Cuales lecciones toman los republicanos de su derrota es el asunto más importante para el futuro inmediato, tanto para el mismo partido como para el país. Si reconocen los límites de su composición actual, y buscan modernizar el partido y acoplarse con el futuro del país, pueden volver a ganar a nivel nacional regularmente. Más aún, pueden tener un aportación más positiva en las políticas públicas del país.
Pero si llegan a la conclusión de que el error fatal fue postular a un candidato moderado (Romney), y que su oferta es la que más gusta al país, seguirán luchando contra una desventaja. Las modificaciones superficiales –es decir, nominando candidatos latinos como Marco Rubio pero manteniendo la misma agenda– no serán suficientes para ponerlos en un terreno igualado.
Muchos de los que se inclinan hacia la izquierda celebran el extremismo de sus adversarios, porque así es más fácil ganar elecciones. Es una reacción equivocada, por varias razones. Primero, los demócratas tienen una ventaja estructural, pero los republicanos no están tan rezagados –Romney, por ejemplo, sacó 48 por ciento de los votos la semana pasada– y no es tan difícil que gane una elección pese a sus barreras. Cuando inevitablemente llegue ese momento, es mejor para todos si los republicanos ya no son los mismos intransigentes que son hoy en día.

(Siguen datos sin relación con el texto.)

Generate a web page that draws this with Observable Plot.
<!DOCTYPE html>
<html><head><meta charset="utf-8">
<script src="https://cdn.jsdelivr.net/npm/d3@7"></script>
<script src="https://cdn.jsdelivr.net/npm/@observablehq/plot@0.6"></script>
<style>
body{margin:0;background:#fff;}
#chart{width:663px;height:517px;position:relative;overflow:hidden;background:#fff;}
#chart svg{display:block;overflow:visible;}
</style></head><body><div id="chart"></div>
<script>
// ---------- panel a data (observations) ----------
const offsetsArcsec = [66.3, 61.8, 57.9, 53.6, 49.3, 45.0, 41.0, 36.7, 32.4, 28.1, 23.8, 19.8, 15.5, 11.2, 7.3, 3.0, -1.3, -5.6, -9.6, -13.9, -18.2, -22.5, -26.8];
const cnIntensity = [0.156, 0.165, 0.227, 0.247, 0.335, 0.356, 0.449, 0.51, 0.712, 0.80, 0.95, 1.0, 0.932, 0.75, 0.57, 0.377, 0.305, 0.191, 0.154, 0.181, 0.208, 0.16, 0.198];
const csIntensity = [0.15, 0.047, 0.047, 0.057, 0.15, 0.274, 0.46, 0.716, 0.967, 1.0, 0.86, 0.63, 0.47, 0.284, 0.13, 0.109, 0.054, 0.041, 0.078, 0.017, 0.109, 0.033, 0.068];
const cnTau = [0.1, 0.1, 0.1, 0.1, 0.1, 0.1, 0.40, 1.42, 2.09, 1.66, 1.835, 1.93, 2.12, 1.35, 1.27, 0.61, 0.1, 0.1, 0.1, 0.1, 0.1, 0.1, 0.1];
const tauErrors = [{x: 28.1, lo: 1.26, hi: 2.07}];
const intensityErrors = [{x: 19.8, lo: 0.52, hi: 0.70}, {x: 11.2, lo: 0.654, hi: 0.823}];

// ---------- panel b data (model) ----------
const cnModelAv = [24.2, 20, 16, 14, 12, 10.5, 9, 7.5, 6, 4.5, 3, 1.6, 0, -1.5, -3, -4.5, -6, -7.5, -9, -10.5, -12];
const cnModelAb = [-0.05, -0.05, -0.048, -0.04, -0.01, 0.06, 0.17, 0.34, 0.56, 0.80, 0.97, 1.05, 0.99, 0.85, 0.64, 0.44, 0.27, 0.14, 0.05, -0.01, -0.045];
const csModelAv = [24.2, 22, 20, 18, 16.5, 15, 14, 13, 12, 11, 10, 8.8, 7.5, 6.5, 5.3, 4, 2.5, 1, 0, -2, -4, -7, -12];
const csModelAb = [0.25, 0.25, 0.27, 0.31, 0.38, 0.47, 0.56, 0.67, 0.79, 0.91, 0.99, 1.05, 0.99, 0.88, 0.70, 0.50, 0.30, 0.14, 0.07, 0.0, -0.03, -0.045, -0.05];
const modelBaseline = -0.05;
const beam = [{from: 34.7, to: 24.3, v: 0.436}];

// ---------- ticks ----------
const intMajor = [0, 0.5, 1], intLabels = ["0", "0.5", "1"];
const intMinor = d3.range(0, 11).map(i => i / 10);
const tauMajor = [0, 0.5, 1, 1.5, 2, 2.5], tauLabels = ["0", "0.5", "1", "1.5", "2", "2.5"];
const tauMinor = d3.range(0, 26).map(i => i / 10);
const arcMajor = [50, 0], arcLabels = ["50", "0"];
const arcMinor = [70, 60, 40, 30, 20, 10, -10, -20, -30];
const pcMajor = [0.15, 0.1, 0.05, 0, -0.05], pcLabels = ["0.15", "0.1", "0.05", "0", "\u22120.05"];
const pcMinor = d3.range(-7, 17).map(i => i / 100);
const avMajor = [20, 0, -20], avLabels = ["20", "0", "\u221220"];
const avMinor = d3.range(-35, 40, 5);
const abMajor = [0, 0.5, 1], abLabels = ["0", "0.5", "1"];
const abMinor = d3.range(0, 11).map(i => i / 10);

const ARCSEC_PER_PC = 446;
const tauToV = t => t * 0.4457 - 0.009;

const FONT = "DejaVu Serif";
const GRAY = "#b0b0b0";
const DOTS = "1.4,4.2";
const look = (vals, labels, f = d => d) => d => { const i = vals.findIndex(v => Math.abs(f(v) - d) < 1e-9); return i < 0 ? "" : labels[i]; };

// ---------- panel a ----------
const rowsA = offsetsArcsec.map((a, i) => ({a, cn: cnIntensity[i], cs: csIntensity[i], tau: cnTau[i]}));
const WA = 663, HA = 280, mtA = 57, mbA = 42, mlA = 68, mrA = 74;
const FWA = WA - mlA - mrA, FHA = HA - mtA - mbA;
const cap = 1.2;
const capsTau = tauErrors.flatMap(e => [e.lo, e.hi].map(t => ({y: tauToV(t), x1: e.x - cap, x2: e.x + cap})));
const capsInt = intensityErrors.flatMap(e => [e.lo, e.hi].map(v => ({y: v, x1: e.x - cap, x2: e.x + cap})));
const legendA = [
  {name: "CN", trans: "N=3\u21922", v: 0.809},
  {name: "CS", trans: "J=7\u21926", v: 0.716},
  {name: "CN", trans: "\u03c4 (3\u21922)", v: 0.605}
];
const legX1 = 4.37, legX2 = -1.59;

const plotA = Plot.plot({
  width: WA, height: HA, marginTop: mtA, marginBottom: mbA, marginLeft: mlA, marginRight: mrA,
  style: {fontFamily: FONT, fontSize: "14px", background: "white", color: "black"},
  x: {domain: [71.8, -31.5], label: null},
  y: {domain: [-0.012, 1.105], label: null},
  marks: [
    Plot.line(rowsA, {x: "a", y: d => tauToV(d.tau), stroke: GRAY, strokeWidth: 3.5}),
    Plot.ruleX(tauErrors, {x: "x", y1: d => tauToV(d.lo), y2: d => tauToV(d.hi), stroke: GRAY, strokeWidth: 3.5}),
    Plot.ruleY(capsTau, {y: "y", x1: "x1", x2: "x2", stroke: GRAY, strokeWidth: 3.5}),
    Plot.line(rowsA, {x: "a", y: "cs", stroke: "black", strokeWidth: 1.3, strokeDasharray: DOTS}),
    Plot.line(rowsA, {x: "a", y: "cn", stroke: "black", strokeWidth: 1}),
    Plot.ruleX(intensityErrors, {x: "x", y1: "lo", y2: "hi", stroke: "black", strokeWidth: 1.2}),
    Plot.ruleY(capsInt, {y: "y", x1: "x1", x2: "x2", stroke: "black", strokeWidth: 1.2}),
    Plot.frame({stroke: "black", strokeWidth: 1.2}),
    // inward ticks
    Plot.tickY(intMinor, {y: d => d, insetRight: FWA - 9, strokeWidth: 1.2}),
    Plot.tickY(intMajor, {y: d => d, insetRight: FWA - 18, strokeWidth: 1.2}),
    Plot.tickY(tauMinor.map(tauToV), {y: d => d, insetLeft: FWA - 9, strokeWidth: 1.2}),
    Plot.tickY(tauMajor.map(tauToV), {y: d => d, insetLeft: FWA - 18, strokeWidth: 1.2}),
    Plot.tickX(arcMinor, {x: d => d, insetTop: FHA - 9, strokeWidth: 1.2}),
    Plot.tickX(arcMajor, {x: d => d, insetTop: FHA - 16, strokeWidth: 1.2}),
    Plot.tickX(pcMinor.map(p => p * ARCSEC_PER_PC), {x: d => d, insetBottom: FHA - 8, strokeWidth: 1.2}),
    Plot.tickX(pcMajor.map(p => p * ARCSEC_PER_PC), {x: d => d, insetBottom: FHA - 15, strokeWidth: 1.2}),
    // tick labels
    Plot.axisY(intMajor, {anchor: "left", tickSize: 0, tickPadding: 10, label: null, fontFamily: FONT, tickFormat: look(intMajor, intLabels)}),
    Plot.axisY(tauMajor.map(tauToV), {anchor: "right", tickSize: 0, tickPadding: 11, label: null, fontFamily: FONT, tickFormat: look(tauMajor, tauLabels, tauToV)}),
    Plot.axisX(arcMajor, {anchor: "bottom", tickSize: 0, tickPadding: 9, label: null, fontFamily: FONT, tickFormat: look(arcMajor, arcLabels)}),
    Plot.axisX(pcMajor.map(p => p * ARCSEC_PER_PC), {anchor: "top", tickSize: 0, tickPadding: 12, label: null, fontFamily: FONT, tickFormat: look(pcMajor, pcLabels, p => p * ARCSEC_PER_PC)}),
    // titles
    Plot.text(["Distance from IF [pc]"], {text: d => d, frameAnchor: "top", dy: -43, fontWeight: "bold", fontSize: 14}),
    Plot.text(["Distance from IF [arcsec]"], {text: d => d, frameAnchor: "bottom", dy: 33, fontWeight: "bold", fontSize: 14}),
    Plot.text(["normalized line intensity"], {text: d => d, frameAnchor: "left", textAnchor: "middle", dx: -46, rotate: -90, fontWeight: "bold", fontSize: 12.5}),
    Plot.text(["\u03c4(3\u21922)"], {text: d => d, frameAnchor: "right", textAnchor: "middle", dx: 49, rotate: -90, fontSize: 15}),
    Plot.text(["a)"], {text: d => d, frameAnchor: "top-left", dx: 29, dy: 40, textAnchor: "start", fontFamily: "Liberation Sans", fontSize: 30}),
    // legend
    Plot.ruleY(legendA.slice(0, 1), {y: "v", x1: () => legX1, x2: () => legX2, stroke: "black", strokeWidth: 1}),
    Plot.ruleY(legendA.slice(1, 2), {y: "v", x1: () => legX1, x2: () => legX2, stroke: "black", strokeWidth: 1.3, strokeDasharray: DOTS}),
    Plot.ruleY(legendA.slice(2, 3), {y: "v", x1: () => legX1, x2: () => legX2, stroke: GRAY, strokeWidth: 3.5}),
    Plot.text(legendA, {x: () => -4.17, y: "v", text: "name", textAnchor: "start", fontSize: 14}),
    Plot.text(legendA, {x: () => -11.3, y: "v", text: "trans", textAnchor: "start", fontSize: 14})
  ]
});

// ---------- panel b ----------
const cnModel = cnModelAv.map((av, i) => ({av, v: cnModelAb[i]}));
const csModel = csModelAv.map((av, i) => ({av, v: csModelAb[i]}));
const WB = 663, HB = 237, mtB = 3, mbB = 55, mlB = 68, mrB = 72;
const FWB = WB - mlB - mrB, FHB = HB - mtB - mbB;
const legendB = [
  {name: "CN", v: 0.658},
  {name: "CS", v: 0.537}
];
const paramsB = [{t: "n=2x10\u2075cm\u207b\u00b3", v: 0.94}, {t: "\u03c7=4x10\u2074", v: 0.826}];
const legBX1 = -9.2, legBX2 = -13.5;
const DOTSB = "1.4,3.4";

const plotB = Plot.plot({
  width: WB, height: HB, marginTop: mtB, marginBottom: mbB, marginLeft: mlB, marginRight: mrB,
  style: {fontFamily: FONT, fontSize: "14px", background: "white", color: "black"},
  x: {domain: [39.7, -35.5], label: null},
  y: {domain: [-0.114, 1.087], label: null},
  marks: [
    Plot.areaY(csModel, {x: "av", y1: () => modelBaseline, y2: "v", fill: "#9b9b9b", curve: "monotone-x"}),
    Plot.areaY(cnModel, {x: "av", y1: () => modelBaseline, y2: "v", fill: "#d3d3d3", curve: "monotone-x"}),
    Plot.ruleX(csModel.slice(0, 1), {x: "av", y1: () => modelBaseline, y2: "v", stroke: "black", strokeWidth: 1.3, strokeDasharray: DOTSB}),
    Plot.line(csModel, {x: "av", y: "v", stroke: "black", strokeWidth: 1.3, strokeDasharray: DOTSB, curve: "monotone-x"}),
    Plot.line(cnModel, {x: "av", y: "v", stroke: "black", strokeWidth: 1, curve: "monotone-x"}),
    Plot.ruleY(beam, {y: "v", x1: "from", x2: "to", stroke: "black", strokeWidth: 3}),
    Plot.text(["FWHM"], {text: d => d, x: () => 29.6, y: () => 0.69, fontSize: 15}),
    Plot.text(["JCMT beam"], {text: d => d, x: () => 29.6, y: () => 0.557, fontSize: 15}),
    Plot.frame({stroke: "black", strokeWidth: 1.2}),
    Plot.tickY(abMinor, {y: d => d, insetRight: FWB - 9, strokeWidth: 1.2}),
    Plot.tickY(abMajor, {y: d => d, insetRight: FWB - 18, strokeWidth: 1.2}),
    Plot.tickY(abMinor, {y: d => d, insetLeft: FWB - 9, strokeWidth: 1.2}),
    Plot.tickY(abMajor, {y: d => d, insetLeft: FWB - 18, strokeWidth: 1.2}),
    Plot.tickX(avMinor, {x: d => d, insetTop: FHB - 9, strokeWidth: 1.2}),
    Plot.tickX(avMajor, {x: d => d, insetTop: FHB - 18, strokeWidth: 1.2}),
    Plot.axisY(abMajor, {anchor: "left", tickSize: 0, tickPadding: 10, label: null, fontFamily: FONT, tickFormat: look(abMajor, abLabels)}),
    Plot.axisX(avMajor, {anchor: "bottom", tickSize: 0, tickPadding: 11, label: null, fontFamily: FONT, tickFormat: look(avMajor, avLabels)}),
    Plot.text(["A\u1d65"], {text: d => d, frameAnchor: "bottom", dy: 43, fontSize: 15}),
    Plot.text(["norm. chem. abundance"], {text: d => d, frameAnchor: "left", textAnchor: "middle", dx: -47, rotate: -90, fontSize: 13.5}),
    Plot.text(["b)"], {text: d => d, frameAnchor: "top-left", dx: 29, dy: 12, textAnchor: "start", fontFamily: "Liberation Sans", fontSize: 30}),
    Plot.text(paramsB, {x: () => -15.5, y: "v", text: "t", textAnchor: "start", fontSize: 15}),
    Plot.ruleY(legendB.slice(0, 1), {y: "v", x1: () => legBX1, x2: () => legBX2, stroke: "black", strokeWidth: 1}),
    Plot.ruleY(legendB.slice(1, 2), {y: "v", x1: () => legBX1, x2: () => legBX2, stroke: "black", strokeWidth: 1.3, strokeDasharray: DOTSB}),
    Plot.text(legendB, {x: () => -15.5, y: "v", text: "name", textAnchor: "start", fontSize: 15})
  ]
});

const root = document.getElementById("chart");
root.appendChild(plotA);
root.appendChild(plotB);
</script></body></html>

Y segundo, un solo partido político nunca tiene todas las respuestas. Entre más tienen que defender sus ideas o someter sus propuestas a críticas rigurosas, más fuertes y acertados saldrán los productos finales. Últimamente, eso no ha sucedido, porque en varios asuntos, los republicanos ocupan el terreno de fantasía, y es difícil negociar sobre los puntos finos de la política económica si un lado no cree en las reglas básicas del juego.
Finalmente, el partido republicano actual no es construido para el país que pretende liderar. Eso tiene que cambiar, porque finalmente los partidos políticos quieren ganar. Es una cuestión de cuándo, y entre más pronto, mejor.